__Given request__:
Copy every line that mentions the word "code".
============
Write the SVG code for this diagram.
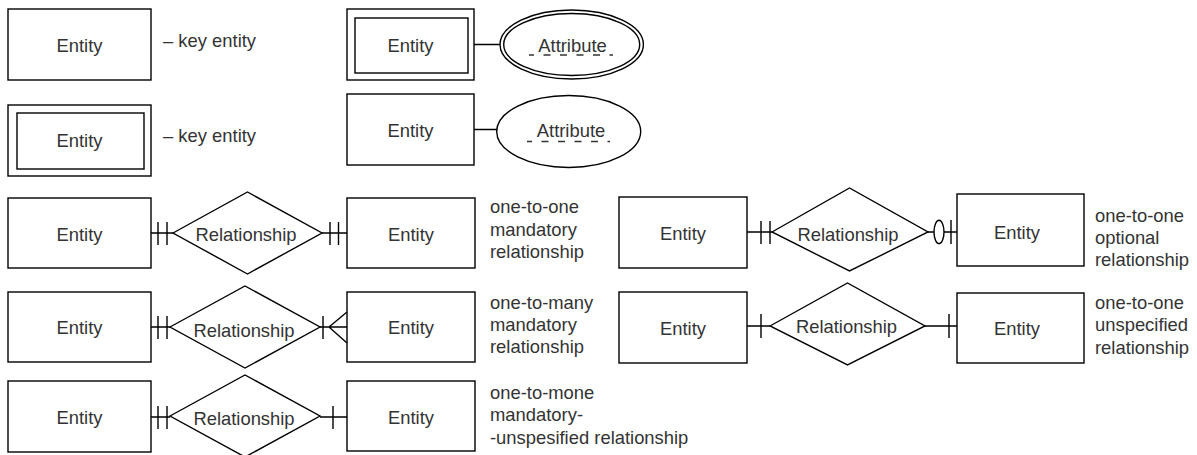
<svg xmlns="http://www.w3.org/2000/svg" width="1197" height="455" viewBox="0 0 1197 455">
<style>
.box{fill:#fff;stroke:#000;stroke-width:1.4}
.ln{fill:none;stroke:#000;stroke-width:1.4}
.t{font-family:"Liberation Sans",Arial,sans-serif;font-size:18.4px;fill:#333}
.c{text-anchor:middle}
.dash{fill:none;stroke:#333;stroke-width:1.4;stroke-dasharray:7 9.5}
</style>
<rect width="1197" height="455" fill="#fff"/>
<!-- legend -->
<g id="key-entity">
<rect class="box" x="8" y="9" width="143" height="71"/>
<text class="t c" x="79.5" y="51.5">Entity</text>
</g>
<text class="t" x="163" y="46.5">– key entity</text>
<g id="weak-entity">
<rect class="box" x="8" y="105" width="143" height="71"/>
<rect class="box" x="17" y="113" width="127" height="56"/>
<text class="t c" x="79.5" y="146.5">Entity</text>
</g>
<text class="t" x="163" y="141.5">– key entity</text>
<g id="entity-a1">
<rect class="box" x="347" y="9" width="127" height="71"/>
<rect class="box" x="355" y="18" width="113" height="55"/>
<text class="t c" x="410.5" y="52">Entity</text>
</g>
<g id="attr-1">
<ellipse class="box" cx="571.7" cy="44.5" rx="71.7" ry="34.5"/>
<ellipse class="box" cx="571.7" cy="44.5" rx="68" ry="31"/>
<text class="t c" x="572.5" y="52">Attribute</text>
<line class="dash" x1="529" y1="55" x2="613" y2="55" stroke-dashoffset="2"/>
</g>
<g id="entity-a2">
<rect class="box" x="347" y="94" width="127" height="71"/>
<text class="t c" x="410.5" y="137">Entity</text>
</g>
<g id="attr-2">
<ellipse class="box" cx="568.7" cy="131.5" rx="72" ry="36"/>
<text class="t c" x="571" y="137">Attribute</text>
<line class="dash" x1="527" y1="141.5" x2="610" y2="141.5" stroke-dashoffset="2"/>
</g>
<!-- row 1 left -->
<g id="r1-e1"><rect class="box" x="8" y="198" width="143" height="70"/><text class="t c" x="79.5" y="240.5">Entity</text></g>
<g id="r1-rel"><polygon class="box" points="173,233 247.5,192 322,233 247.5,274"/><text class="t c" x="246" y="241">Relationship</text></g>
<g id="r1-e2"><rect class="box" x="347" y="198" width="128" height="70"/><text class="t c" x="411" y="240.5">Entity</text></g>
<text class="t" x="490" y="213">one-to-one</text>
<text class="t" x="490" y="235.5">mandatory</text>
<text class="t" x="490" y="258">relationship</text>
<!-- row 2 left -->
<g id="r2-e1"><rect class="box" x="8" y="292" width="143" height="70"/><text class="t c" x="79.5" y="334">Entity</text></g>
<g id="r2-rel"><polygon class="box" points="170,327 245,286 320,327 245,368"/><text class="t c" x="244" y="336.5">Relationship</text></g>
<g id="r2-e2"><rect class="box" x="347" y="292" width="128" height="70"/><text class="t c" x="411" y="334">Entity</text></g>
<text class="t" x="490" y="308.5">one-to-many</text>
<text class="t" x="490" y="331">mandatory</text>
<text class="t" x="490" y="353">relationship</text>
<!-- row 3 left -->
<g id="r3-e1"><rect class="box" x="8" y="381" width="143" height="71"/><text class="t c" x="79.5" y="423.5">Entity</text></g>
<g id="r3-rel"><polygon class="box" points="170,416 245,375 320,416 245,457"/><text class="t c" x="244" y="425">Relationship</text></g>
<g id="r3-e2"><rect class="box" x="347" y="381" width="128" height="70"/><text class="t c" x="411" y="423.5">Entity</text></g>
<text class="t" x="490" y="398.5">one-to-mone</text>
<text class="t" x="490" y="421">mandatory-</text>
<text class="t" x="490" y="443.5">-unspesified relationship</text>
<!-- right row 1 -->
<g id="rr1-e1"><rect class="box" x="619" y="197" width="128" height="71"/><text class="t c" x="683" y="240">Entity</text></g>
<g id="rr1-rel"><polygon class="box" points="772,232 849.5,188 928,232 849.5,271"/><text class="t c" x="848" y="240.5">Relationship</text></g>
<g id="rr1-e2"><rect class="box" x="957" y="194" width="127" height="72"/><text class="t c" x="1017" y="238.5">Entity</text></g>
<text class="t" x="1095" y="221.5">one-to-one</text>
<text class="t" x="1095" y="244">optional</text>
<text class="t" x="1095" y="266">relationship</text>
<!-- right row 2 -->
<g id="rr2-e1"><rect class="box" x="619" y="292" width="128" height="71"/><text class="t c" x="683" y="335">Entity</text></g>
<g id="rr2-rel"><polygon class="box" points="770,326 847.5,283 925,326 847.5,365"/><text class="t c" x="846.5" y="333">Relationship</text></g>
<g id="rr2-e2"><rect class="box" x="957" y="293" width="127" height="70"/><text class="t c" x="1017" y="335">Entity</text></g>
<text class="t" x="1095" y="308.5">one-to-one</text>
<text class="t" x="1095" y="331">unspecified</text>
<text class="t" x="1095" y="353.5">relationship</text>
<!-- connectors -->
<g id="connectors" class="ln">
<path class="ln" d="M474,44.5H500 M474,129.5H497"/>
<!-- r1 -->
<path class="ln" d="M151,233H173 M158,222V245 M167,222V245 M322,233H347 M330,222V245 M338.5,222V245"/>
<!-- r2 -->
<path class="ln" d="M151,327H170 M158,316V339 M167,316V339 M320,327H347 M323,316V339 M329,327L347,312 M329,327L347,343"/>
<!-- r3 -->
<path class="ln" d="M151,417H170 M158,406V429 M167,406V429 M320,417H347 M333,406V429"/>
<!-- rr1 -->
<path class="ln" d="M747,232H772 M761,221V244 M770,221V244 M928,232H957 M951,220V244"/>
<ellipse class="box" cx="939" cy="232" rx="5" ry="11.7"/>
<!-- rr2 -->
<path class="ln" d="M747,326H770 M761,314V338 M925,326H957 M949,314V338"/>
</g>
</svg>
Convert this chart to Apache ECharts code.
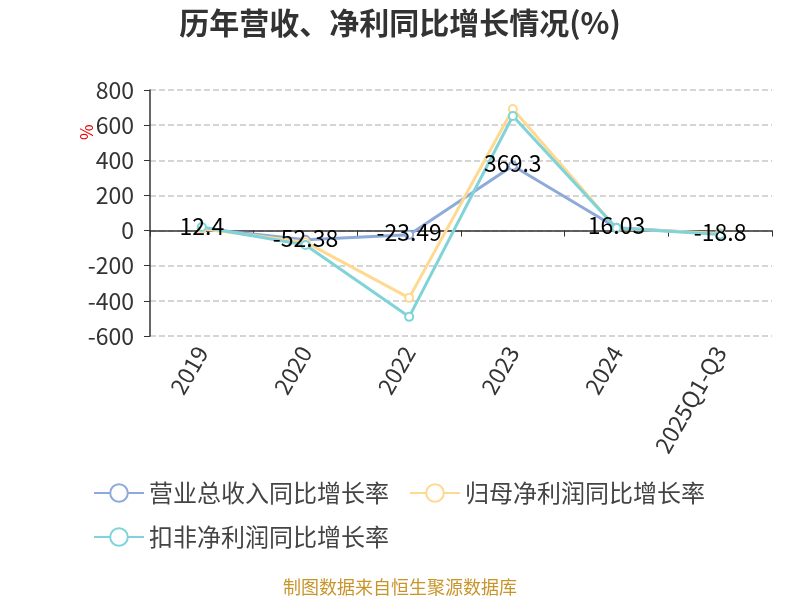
<!DOCTYPE html>
<html>
<head>
<meta charset="utf-8">
<style>
  html, body { margin: 0; padding: 0; background: #fff; }
  #main { width: 800px; height: 600px; }
</style>
<script src="https://cdn.jsdelivr.net/npm/echarts@6/dist/echarts.min.js"></script>
</head>
<body>
<div id="main"></div>
<script>
// 数据
var categories = ['2019', '2020', '2022', '2023', '2024', '2025Q1-Q3'];
var revenueGrowth = [12.4, -52.38, -23.49, 369.3, 16.03, -18.8];
var netProfitGrowth = [10, -66, -383, 692, 12, -16];
var deductedProfitGrowth = [20, -82, -491, 652, 14, -22];
var seriesNames = ['营业总收入同比增长率', '归母净利润同比增长率', '扣非净利润同比增长率'];
var colors = ['#8eaadb', '#ffd98f', '#7fd3d9'];

var font = '"Noto Sans CJK SC", sans-serif';

function lineSeries(name, data, color, showLabel) {
  return {
    name: name,
    type: 'line',
    data: data,
    symbol: 'emptyCircle',
    symbolSize: 8,
    lineStyle: { color: color, width: 3 },
    itemStyle: { color: color, borderWidth: 2 },
    label: {
      show: showLabel,
      position: 'inside',
      offset: [0, -2],
      color: '#000',
      fontSize: 23,
      fontFamily: font
    }
  };
}

var chart = echarts.init(document.getElementById('main'));
chart.setOption({
  backgroundColor: '#fff',
  title: {
    text: '历年营收、净利同比增长情况(%)',
    left: 'center',
    top: 3,
    textStyle: { fontSize: 30, fontWeight: 'bold', color: '#333', fontFamily: font }
  },
  legend: {
    data: seriesNames,
    left: 88,
    top: 476,
    width: 700,
    itemWidth: 50,
    itemHeight: 22,
    itemGap: 20,
    textStyle: { fontSize: 24, color: '#444', fontFamily: font }
  },
  grid: { left: 150, right: 28, top: 90, bottom: 264 },
  xAxis: [
    {
      type: 'category',
      data: categories,
      axisLine: { onZero: true, lineStyle: { color: '#333', width: 1.5 } },
      axisTick: { show: true, length: 6, lineStyle: { color: '#333' } },
      axisLabel: { show: false }
    },
    {
      type: 'category',
      data: categories,
      position: 'bottom',
      axisLine: { show: false, onZero: false },
      axisTick: { show: false },
      axisLabel: {
        rotate: 60,
        fontSize: 23,
        color: '#333',
        margin: 12,
        fontFamily: font
      }
    }
  ],
  yAxis: {
    type: 'value',
    min: -600,
    max: 800,
    interval: 200,
    axisLine: { show: true, lineStyle: { color: '#333', width: 1.5 } },
    axisTick: { show: true, length: 6, lineStyle: { color: '#333' } },
    axisLabel: { fontSize: 23, color: '#333', margin: 16, fontFamily: font },
    splitLine: { lineStyle: { color: '#c8c8c8', type: 'dashed', width: 1.5 } }
  },
  graphic: [
    {
      type: 'text',
      x: 78,
      y: 140,
      rotation: Math.PI / 2,
      style: { text: '%', fill: '#e00', fontSize: 17, fontFamily: font }
    },
    {
      type: 'text',
      left: 'center',
      top: 578,
      style: { text: '制图数据来自恒生聚源数据库', fill: '#c8952a', fontSize: 18, fontFamily: font }
    }
  ],
  series: [
    lineSeries(seriesNames[0], revenueGrowth, colors[0], true),
    lineSeries(seriesNames[1], netProfitGrowth, colors[1], false),
    lineSeries(seriesNames[2], deductedProfitGrowth, colors[2], false)
  ]
});
</script>
</body>
</html>
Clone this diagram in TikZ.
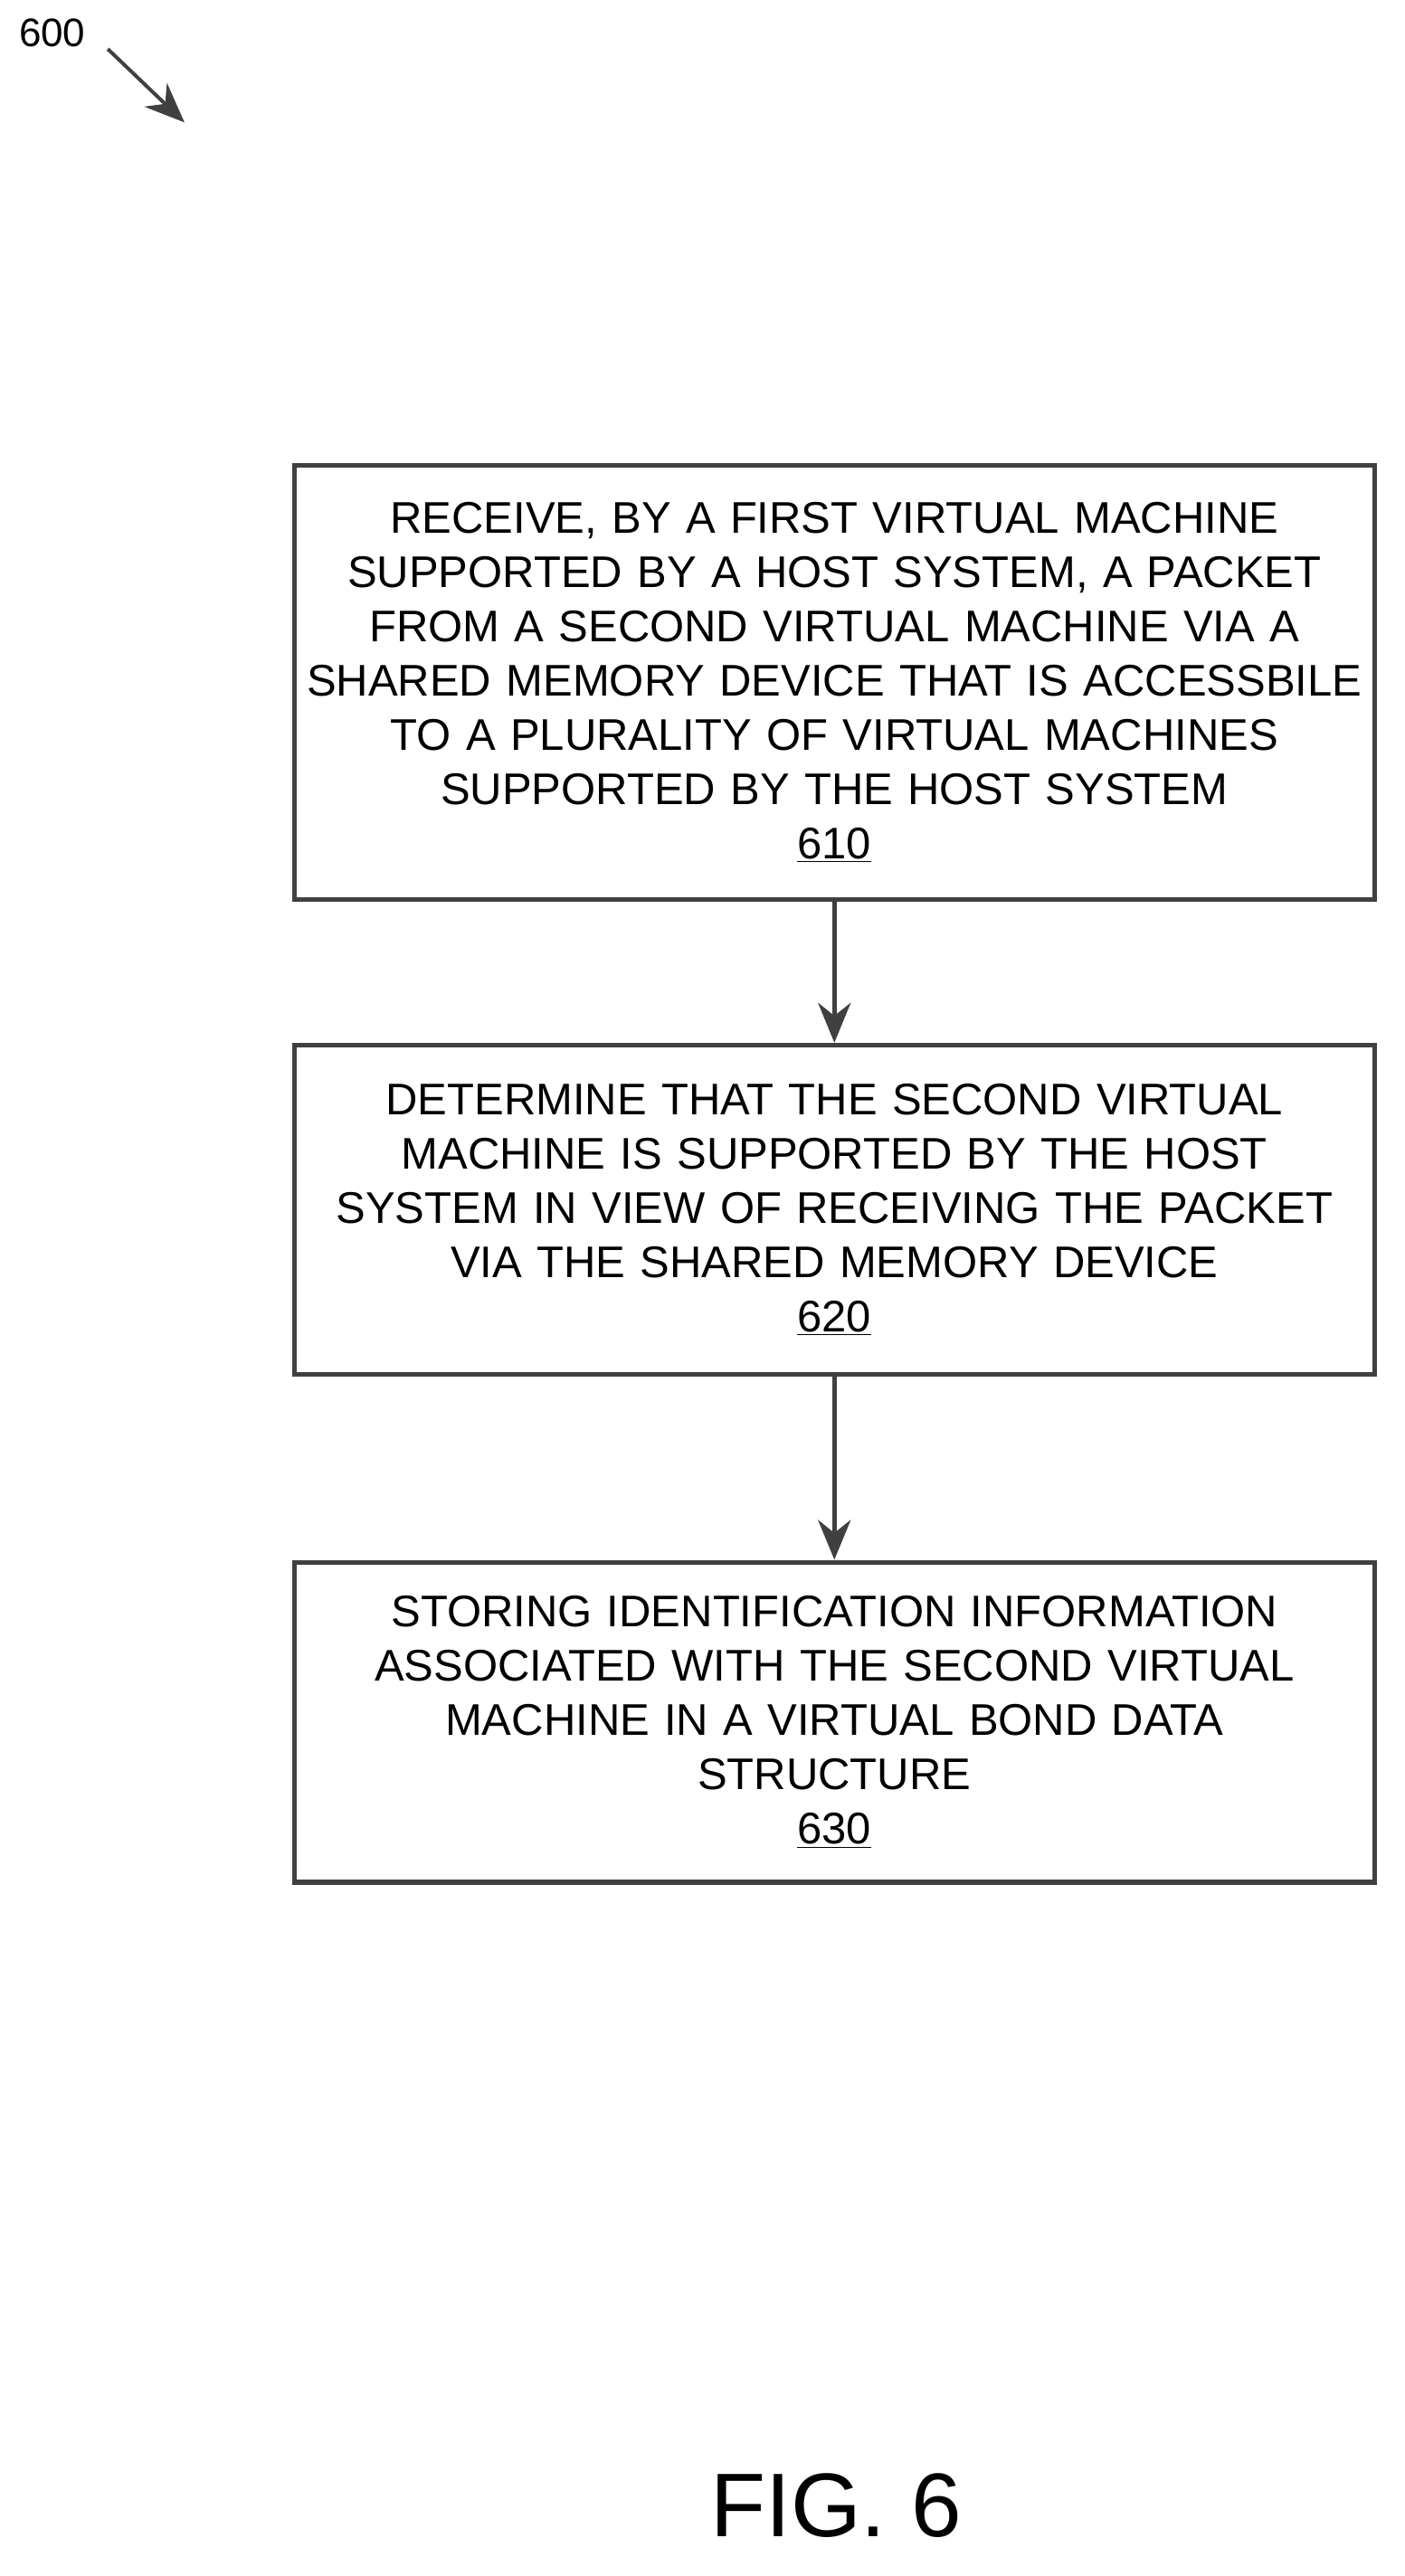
============
__Correct response__:
Write the SVG code for this diagram.
Convert this chart to Apache ECharts code.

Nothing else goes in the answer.